As of December 1, 2009, the Treaty on European Union (TEU) and the Treaty on the Functioning of the European Union (TFEU) granted sports formal status. Specifically, Article 165 of the TFEU stated that the EU “shall contribute to the promotion of European sporting issues, while taking account of the specific nature of sport, its structures based on voluntary activity and its social and educational function.” Article 165(2) aims to “develop[] the European dimension in sport, by promoting fairness and openness in sporting competitions and cooperation between bodies responsible for sports, and by protecting the physical and moral integrity of sportsmen and sportswomen, especially the youngest sportsmen and sportswomen.”

Being enabled by the rules as set forth by the treaties and the ECJ, the European Commission for sports published in 2007 a white paper containing a number of actions and justifications intended to guide its activities related to sports. This white paper presents an analysis of the broad impact that sports has on the EU and raises a number of issues of concern in sports such as the fundamental freedom of movement and the protection of minors.

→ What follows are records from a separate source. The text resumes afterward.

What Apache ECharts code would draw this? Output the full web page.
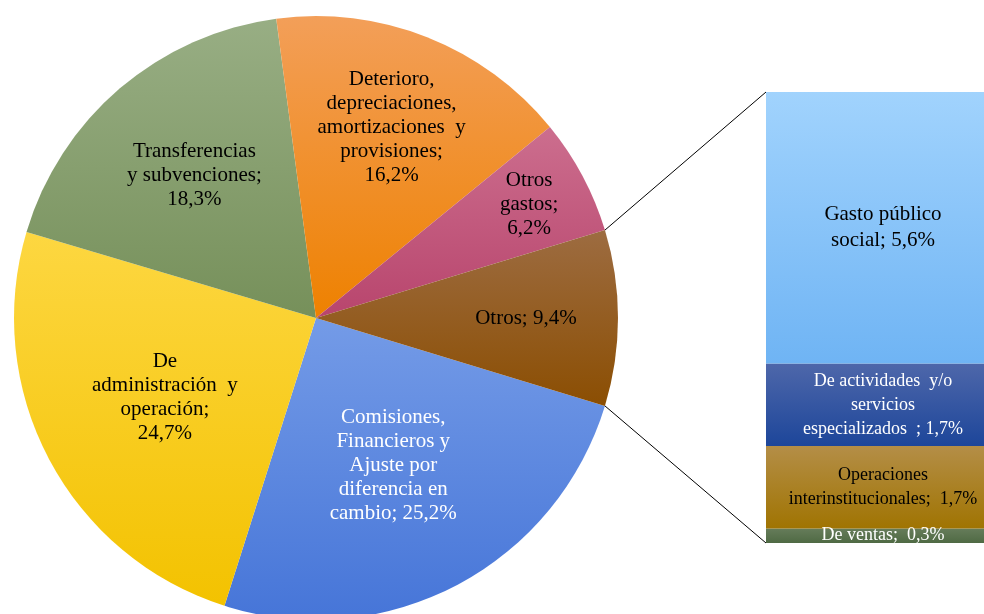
<!DOCTYPE html>
<html><head><meta charset="utf-8">
<script src="https://cdn.jsdelivr.net/npm/echarts@6/dist/echarts.min.js"></script>
<style>html,body{margin:0;padding:0;background:#fff}#c{width:984px;height:614px}</style>
</head><body><div id="c"></div>
<script>
// ---- data ----
const pieNames = ['Comisiones,\nFinancieros y\nAjuste por\ndiferencia en\ncambio;', 'De\nadministración  y\noperación;', 'Transferencias\ny subvenciones;', 'Deterioro,\ndepreciaciones,\namortizaciones  y\nprovisiones;', 'Otros\ngastos;', 'Otros;'];
const pieValues = [25.2, 24.7, 18.3, 16.2, 6.2, 9.4];
const pieValueSep = [' ', '\n', '\n', '\n', '\n', ' '];
const barNames = ['De ventas; ', 'Operaciones\ninterinstitucionales; ', 'De actividades  y/o\nservicios\nespecializados  ;', 'Gasto público\nsocial;'];
const barValues = [0.3, 1.7, 1.7, 5.6];

// ---- styles ----
const pieTop = ['#749be7', '#fdd741', '#98ae84', '#f39f59', '#cc6e8e', '#9d6c41'];
const pieBot = ['#4675d8', '#f3c200', '#76905a', '#ee8100', '#b8456d', '#8b4e02'];
const pieText = ['#ffffff', '#000000', '#000000', '#000000', '#000000', '#000000'];
const pieLabelR = [0.55, 0.566, 0.62, 0.68, 0.80, 0.695];
const barTop = ['#667c5a', '#b48e47', '#4e67aa', '#a1d3fd'];
const barBot = ['#4f6a44', '#a07402', '#1d469a', '#6fb4f4'];
const barText = ['#ffffff', '#000000', '#ffffff', '#000000'];
const barFont = [18, 18, 18, 21];
const barLine = [22, 24, 24, 26];

const CX = 316, CY = 318, R = 302;
const GL = 766, GT = 92, GW = 234, GH = 451;
const FONT = '"Liberation Serif", "Times New Roman", serif';

const fmt = v => v.toFixed(1).replace('.', ',') + '%';
const grad = (a, b) => ({type: 'linear', x: 0, y: 0, x2: 0, y2: 1, colorStops: [{offset: 0, color: a}, {offset: 1, color: b}]});

const pieSum = pieValues.reduce((a, b) => a + b, 0);
const startAngle = -pieValues[pieValues.length - 1] / pieSum * 180;
const midAngles = [];
{ let cum = 0; pieValues.forEach(v => { midAngles.push(startAngle - (cum + v / 2) / pieSum * 360); cum += v; }); }
const barSum = barValues.reduce((a, b) => a + b, 0);

const chart = echarts.init(document.getElementById('c'), null, {renderer: 'canvas'});

const series = [{
  type: 'pie', center: [CX, CY], radius: R, startAngle: startAngle, clockwise: true,
  silent: true, animation: false,
  data: pieValues.map((v, i) => ({
    name: pieNames[i], value: v,
    itemStyle: {color: grad(pieTop[i], pieBot[i])},
    label: {color: pieText[i]}
  })),
  itemStyle: {borderWidth: 0},
  label: {
    show: true, position: 'inside', fontFamily: FONT, fontSize: 21, lineHeight: 24,
    align: 'center', verticalAlign: 'middle',
    formatter: p => p.name + pieValueSep[p.dataIndex] + fmt(p.value)
  },
  labelLine: {show: false},
  labelLayout: p => {
    const i = p.dataIndex, a = midAngles[i] * Math.PI / 180, r = pieLabelR[i] * R;
    return {x: CX + r * Math.cos(a), y: CY - r * Math.sin(a), align: 'center', verticalAlign: 'middle'};
  }
}];
barValues.forEach((v, i) => {
  series.push({
    type: 'bar', stack: 'o', xAxisIndex: 0, yAxisIndex: 0, barWidth: '100%',
    silent: true, animation: false,
    data: [{value: v, name: barNames[i]}],
    itemStyle: {color: grad(barTop[i], barBot[i])},
    label: {
      show: true, position: 'inside', fontFamily: FONT, fontSize: barFont[i], lineHeight: barLine[i],
      color: barText[i], formatter: () => barNames[i] + ' ' + fmt(v)
    }
  });
});

chart.setOption({
  backgroundColor: '#ffffff',
  animation: false,
  grid: {left: GL, top: GT, width: GW, height: GH, containLabel: false, outerBoundsMode: 'none'},
  xAxis: {type: 'category', data: [''], show: false, boundaryGap: true},
  yAxis: {type: 'value', min: 0, max: barSum, show: false},
  series: series
});

// connector lines from the "Otros" slice edges to the bar corners
const aUp = (startAngle + pieValues[pieValues.length - 1] / pieSum * 360) * Math.PI / 180;
const aLo = startAngle * Math.PI / 180;
const yTop = chart.convertToPixel({yAxisIndex: 0}, barSum);
const yBot = chart.convertToPixel({yAxisIndex: 0}, 0);
chart.setOption({
  graphic: [
    {type: 'line', silent: true, shape: {x1: CX + R * Math.cos(aUp), y1: CY - R * Math.sin(aUp), x2: GL, y2: yTop}, style: {stroke: '#000', lineWidth: 1}},
    {type: 'line', silent: true, shape: {x1: CX + R * Math.cos(aLo), y1: CY - R * Math.sin(aLo), x2: GL, y2: yBot}, style: {stroke: '#000', lineWidth: 1}}
  ]
});
</script></body></html>
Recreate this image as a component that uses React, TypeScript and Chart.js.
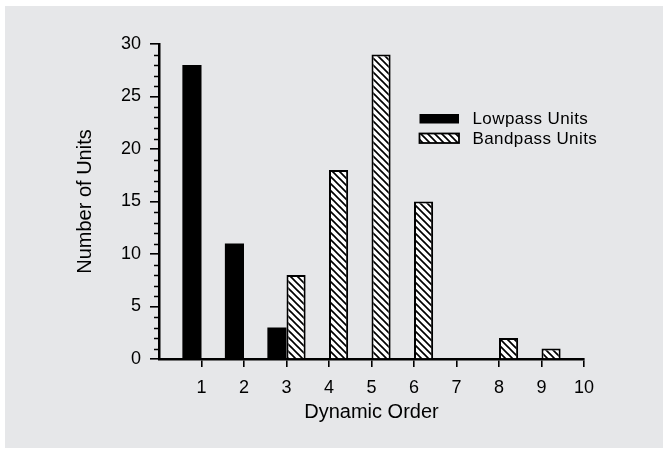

What impact do these rules have on sport in the EU? It appears that controversies and regulations involving sports are placed under a balancing test, where the athletic economic and non-economic interests are weighed against the interest for fairness and openness in competition as well as the social functions that sport serves. These interests are not necessarily antagonistic and the uniqueness of sport does require a level of understanding that goes beyond economic effects, even though economic effects do play a strong role into the equation.

So within this paradigm, how would the EU handle the NCAA’s current predicament? Where should the balance lie between the economic interest of a student-athlete and the maintenance of fairness and openness in competition? Would the EU disagree with the NCAA absolute prohibition on “benefits” being given to student-athletes or would the EU view this as a protection on the interests of students from individuals such as Mr. Shapiro? We have to remember that the face of college sports has changed to a large extent, where major industries have developed around collegiate sports. One commentator claims that amateur college sport is now packaged and sold in a “professional” wrapping and potential reforms to the NCAA should account for this. How would the EU view this analysis? To this extent, what impact should the universities’ economic effects play into this balancing test? In particular, does a booster for a university inherently create a conflict of interest? Would forcing an athlete into a particular league violate the internal market of the EU or is this a protection of the moral integrity of the student-athletes? In the end, the NCAA system of regulation and sports regulation within the EU do not harmonize together in their specific function but from a policy context, a fresh look from another point of view may present new insight into a particularly complex problem.